Tandis que l'industrie
pharmaceutique réagit comme si elle avait été abusée par le
système grec de santé, en fait ces dettes sont, pour une grande
part, le résultat de prix excessivement élevés imposés par les
fournisseurs de médicaments.
Les
prix sont souvent trois fois plus élevés que dans d'autres pays
européens, un fait qui n'est un secret pour personne depuis au
moins 1995. Le cardiologue Dimitris Katritsis qui a fait une étude
sur les prix exagérément élevés de l'industrie pharmaceutique a
dit à Kathimerni qu'il « soulève cette question auprès de
ministres depuis [1995], mais que rien ne se passe. »
Au
contraire, le gouvernement a pris des mesures qui aggravent la
situation. Dès 2001, le gouvernement grec avait déclaré qu'un
certain nombre de produits médicaux, dont les pacemakers et les
filtres pour reins, « n'étaient pas comparables » et
donc ne pouvaient être soumis à la concurrence du marché. Les
prix n'en seraient limités que par des plafonds mis en place par le
gouvernement. Cela a eu pour conséquence que les dettes des
hôpitaux ont augmenté et sont passées de 2,5 milliards d'euros en
2005 à 6,2 milliards en 2010.
Le nouveau régime
d'application des prix a développé une culture de la corruption et
de la criminalité au sein du service public de santé. « Les
dettes des hôpitaux n'étaient pas déterminées uniquement par les
compagnies d'approvisionnement, puisqu'elles ne définissent pas les
prix unilatéralement, » selon Kathimerini. « Il y a
quelqu'un qui donne son aval pour les prix. »
Les « lobbies »
des fournitures d'hôpitaux sont nombreux et ont des intérêts
contradictoires: Des comités représentant les fournisseurs et
composés en majorité de médecins et de personnalités issues des
ministères de la santé et de l'économie, etc.
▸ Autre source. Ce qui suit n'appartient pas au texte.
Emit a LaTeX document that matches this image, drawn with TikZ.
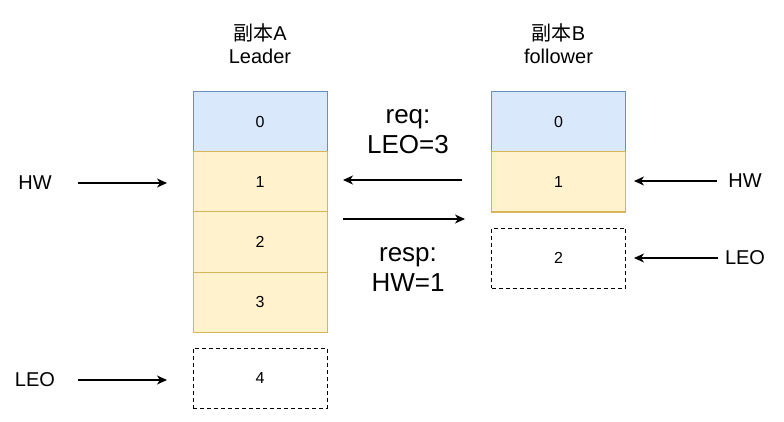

Les pots-de-vin aux
médecins sont un secret de polichinelle, certains sont des
actionnaires dans les compagnies de fournitures médicales, ce qui
est une violation flagrante de l'éthique médicale. »
Le refus d'approvisionner
en médicaments des pays tout entiers, comme cela a été le cas
pour la Grèce, révèle que rien n'arrêtera les principales
compagnies pharmaceutiques dans leur course au profit. Il faut que
ce soit un avertissement pour toute la classe ouvrière européenne
et internationale.
Les
soins médicaux, y compris l'approvisionnement des médicaments sur
ordonnance, est un droit humain fondamental. Il doit être mis à
disposition gratuitement et selon les besoins uniquement . Les
compagnies pharmaceutiques et les autres grandes entreprises qui
dominent la santé doivent être retirées des mains de leurs
propriétaires milliardaires et converties en des services publics
gérés démocratiquement.
On ne
peut réussir à le faire que par un mouvement politique et social
de masse de la classe ouvrière contre le capitalisme et ses
représentants politiques à Athènes et dans les autres capitales
européennes. Telles sont les mesures socialistes nécessaires pour
résoudre la crise actuelle en Grèce.
Les pénuries dans les
hôpitaux soulignent la nature parasitaire des entreprises privées
de santé et des fournisseurs pharmaceutiques qui retiennent en
otage des populations entières et mettent des vies en danger sans
raison afin de sauvegarder et maximiser les profits.